## Problem
Restate each line of the listing exactly, without carrying over any pictures.
** BEGIN **
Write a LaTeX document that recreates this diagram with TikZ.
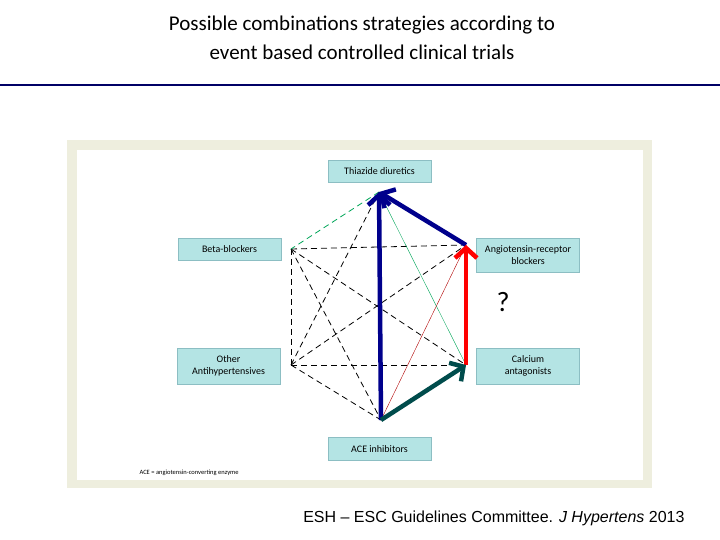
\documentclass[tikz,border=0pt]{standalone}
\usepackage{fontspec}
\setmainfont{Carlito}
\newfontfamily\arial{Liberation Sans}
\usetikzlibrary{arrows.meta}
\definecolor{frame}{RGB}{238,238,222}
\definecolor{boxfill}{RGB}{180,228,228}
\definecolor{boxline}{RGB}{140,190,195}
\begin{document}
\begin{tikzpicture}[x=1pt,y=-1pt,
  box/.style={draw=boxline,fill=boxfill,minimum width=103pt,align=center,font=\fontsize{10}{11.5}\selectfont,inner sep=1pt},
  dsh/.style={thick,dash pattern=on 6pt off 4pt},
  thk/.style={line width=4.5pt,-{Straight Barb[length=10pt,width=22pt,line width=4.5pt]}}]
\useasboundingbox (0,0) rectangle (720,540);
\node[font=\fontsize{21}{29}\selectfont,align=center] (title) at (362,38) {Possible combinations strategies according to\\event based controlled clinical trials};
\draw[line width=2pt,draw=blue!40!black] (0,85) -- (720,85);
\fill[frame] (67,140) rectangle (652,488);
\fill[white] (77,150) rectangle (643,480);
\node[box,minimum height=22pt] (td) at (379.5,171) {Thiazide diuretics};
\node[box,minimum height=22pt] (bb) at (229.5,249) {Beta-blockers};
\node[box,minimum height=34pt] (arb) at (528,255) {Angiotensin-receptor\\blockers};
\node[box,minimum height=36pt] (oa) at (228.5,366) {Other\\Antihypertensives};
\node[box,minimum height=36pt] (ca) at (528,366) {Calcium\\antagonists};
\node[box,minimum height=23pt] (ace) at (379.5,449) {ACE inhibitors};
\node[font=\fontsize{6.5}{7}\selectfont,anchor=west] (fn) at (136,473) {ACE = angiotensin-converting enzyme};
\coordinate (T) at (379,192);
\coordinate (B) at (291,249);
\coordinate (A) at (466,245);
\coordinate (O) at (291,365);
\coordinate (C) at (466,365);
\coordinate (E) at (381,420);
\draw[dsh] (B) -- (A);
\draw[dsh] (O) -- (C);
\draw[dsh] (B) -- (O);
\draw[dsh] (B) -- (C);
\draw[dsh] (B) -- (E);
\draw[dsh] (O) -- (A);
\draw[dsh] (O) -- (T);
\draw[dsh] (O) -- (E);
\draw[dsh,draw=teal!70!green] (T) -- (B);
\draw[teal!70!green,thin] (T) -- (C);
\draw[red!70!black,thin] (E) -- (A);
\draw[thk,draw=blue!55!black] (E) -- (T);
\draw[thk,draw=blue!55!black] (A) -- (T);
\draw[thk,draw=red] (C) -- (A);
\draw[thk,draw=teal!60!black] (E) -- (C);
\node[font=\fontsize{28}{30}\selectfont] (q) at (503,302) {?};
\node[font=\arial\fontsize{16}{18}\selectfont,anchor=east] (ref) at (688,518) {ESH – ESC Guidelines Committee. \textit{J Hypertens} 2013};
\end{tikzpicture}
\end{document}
** END **
## Correct answer
Write a LaTeX document that recreates this diagram with TikZ.
\documentclass[tikz,border=0pt]{standalone}
\usepackage{fontspec}
\setmainfont{Carlito}
\newfontfamily\arial{Liberation Sans}
\usetikzlibrary{arrows.meta}
\definecolor{frame}{RGB}{238,238,222}
\definecolor{boxfill}{RGB}{180,228,228}
\definecolor{boxline}{RGB}{140,190,195}
\begin{document}
\begin{tikzpicture}[x=1pt,y=-1pt,
  box/.style={draw=boxline,fill=boxfill,minimum width=103pt,align=center,font=\fontsize{10}{11.5}\selectfont,inner sep=1pt},
  dsh/.style={thick,dash pattern=on 6pt off 4pt},
  thk/.style={line width=4.5pt,-{Straight Barb[length=10pt,width=22pt,line width=4.5pt]}}]
\useasboundingbox (0,0) rectangle (720,540);
\node[font=\fontsize{21}{29}\selectfont,align=center] (title) at (362,38) {Possible combinations strategies according to\\event based controlled clinical trials};
\draw[line width=2pt,draw=blue!40!black] (0,85) -- (720,85);
\fill[frame] (67,140) rectangle (652,488);
\fill[white] (77,150) rectangle (643,480);
\node[box,minimum height=22pt] (td) at (379.5,171) {Thiazide diuretics};
\node[box,minimum height=22pt] (bb) at (229.5,249) {Beta-blockers};
\node[box,minimum height=34pt] (arb) at (528,255) {Angiotensin-receptor\\blockers};
\node[box,minimum height=36pt] (oa) at (228.5,366) {Other\\Antihypertensives};
\node[box,minimum height=36pt] (ca) at (528,366) {Calcium\\antagonists};
\node[box,minimum height=23pt] (ace) at (379.5,449) {ACE inhibitors};
\node[font=\fontsize{6.5}{7}\selectfont,anchor=west] (fn) at (136,473) {ACE = angiotensin-converting enzyme};
\coordinate (T) at (379,192);
\coordinate (B) at (291,249);
\coordinate (A) at (466,245);
\coordinate (O) at (291,365);
\coordinate (C) at (466,365);
\coordinate (E) at (381,420);
\draw[dsh] (B) -- (A);
\draw[dsh] (O) -- (C);
\draw[dsh] (B) -- (O);
\draw[dsh] (B) -- (C);
\draw[dsh] (B) -- (E);
\draw[dsh] (O) -- (A);
\draw[dsh] (O) -- (T);
\draw[dsh] (O) -- (E);
\draw[dsh,draw=teal!70!green] (T) -- (B);
\draw[teal!70!green,thin] (T) -- (C);
\draw[red!70!black,thin] (E) -- (A);
\draw[thk,draw=blue!55!black] (E) -- (T);
\draw[thk,draw=blue!55!black] (A) -- (T);
\draw[thk,draw=red] (C) -- (A);
\draw[thk,draw=teal!60!black] (E) -- (C);
\node[font=\fontsize{28}{30}\selectfont] (q) at (503,302) {?};
\node[font=\arial\fontsize{16}{18}\selectfont,anchor=east] (ref) at (688,518) {ESH – ESC Guidelines Committee. \textit{J Hypertens} 2013};
\end{tikzpicture}
\end{document}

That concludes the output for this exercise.